start

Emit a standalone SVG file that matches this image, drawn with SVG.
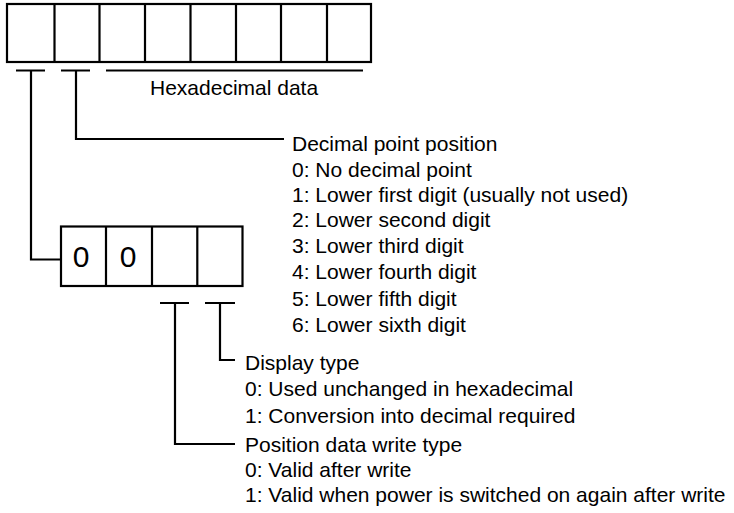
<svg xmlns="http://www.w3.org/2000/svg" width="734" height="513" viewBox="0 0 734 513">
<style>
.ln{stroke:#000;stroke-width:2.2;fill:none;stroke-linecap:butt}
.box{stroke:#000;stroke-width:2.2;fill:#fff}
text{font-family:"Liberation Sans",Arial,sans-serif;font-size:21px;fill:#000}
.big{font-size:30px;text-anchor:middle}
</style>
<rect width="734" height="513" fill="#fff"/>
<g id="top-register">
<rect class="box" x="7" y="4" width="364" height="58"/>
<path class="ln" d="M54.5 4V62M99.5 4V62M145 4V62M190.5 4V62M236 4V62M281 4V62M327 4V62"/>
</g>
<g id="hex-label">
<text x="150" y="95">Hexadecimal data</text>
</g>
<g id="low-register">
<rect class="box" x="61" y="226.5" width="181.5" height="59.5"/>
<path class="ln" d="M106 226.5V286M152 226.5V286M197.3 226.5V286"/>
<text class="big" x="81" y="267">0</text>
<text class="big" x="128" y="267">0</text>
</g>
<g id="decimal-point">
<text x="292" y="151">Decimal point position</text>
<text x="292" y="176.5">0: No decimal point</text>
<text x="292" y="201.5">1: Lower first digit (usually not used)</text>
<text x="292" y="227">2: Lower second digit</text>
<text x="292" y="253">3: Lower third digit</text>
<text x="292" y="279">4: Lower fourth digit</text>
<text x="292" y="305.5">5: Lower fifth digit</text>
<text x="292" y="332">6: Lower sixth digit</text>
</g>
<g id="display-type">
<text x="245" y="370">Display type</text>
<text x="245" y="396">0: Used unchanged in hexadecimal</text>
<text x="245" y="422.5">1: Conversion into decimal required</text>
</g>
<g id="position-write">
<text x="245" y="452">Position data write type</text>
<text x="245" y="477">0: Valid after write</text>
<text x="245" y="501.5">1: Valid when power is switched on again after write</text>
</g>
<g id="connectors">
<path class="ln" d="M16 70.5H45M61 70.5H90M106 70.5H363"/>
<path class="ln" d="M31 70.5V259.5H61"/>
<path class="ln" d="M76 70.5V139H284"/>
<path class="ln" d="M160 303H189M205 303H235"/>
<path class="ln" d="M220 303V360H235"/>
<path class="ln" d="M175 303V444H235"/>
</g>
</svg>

end

Given exercise — Restate the whole listing above exactly, except for its images.

Solution for this problem —
Emit a standalone SVG file that matches this image, drawn with SVG.
<svg xmlns="http://www.w3.org/2000/svg" width="734" height="513" viewBox="0 0 734 513">
<style>
.ln{stroke:#000;stroke-width:2.2;fill:none;stroke-linecap:butt}
.box{stroke:#000;stroke-width:2.2;fill:#fff}
text{font-family:"Liberation Sans",Arial,sans-serif;font-size:21px;fill:#000}
.big{font-size:30px;text-anchor:middle}
</style>
<rect width="734" height="513" fill="#fff"/>
<g id="top-register">
<rect class="box" x="7" y="4" width="364" height="58"/>
<path class="ln" d="M54.5 4V62M99.5 4V62M145 4V62M190.5 4V62M236 4V62M281 4V62M327 4V62"/>
</g>
<g id="hex-label">
<text x="150" y="95">Hexadecimal data</text>
</g>
<g id="low-register">
<rect class="box" x="61" y="226.5" width="181.5" height="59.5"/>
<path class="ln" d="M106 226.5V286M152 226.5V286M197.3 226.5V286"/>
<text class="big" x="81" y="267">0</text>
<text class="big" x="128" y="267">0</text>
</g>
<g id="decimal-point">
<text x="292" y="151">Decimal point position</text>
<text x="292" y="176.5">0: No decimal point</text>
<text x="292" y="201.5">1: Lower first digit (usually not used)</text>
<text x="292" y="227">2: Lower second digit</text>
<text x="292" y="253">3: Lower third digit</text>
<text x="292" y="279">4: Lower fourth digit</text>
<text x="292" y="305.5">5: Lower fifth digit</text>
<text x="292" y="332">6: Lower sixth digit</text>
</g>
<g id="display-type">
<text x="245" y="370">Display type</text>
<text x="245" y="396">0: Used unchanged in hexadecimal</text>
<text x="245" y="422.5">1: Conversion into decimal required</text>
</g>
<g id="position-write">
<text x="245" y="452">Position data write type</text>
<text x="245" y="477">0: Valid after write</text>
<text x="245" y="501.5">1: Valid when power is switched on again after write</text>
</g>
<g id="connectors">
<path class="ln" d="M16 70.5H45M61 70.5H90M106 70.5H363"/>
<path class="ln" d="M31 70.5V259.5H61"/>
<path class="ln" d="M76 70.5V139H284"/>
<path class="ln" d="M160 303H189M205 303H235"/>
<path class="ln" d="M220 303V360H235"/>
<path class="ln" d="M175 303V444H235"/>
</g>
</svg>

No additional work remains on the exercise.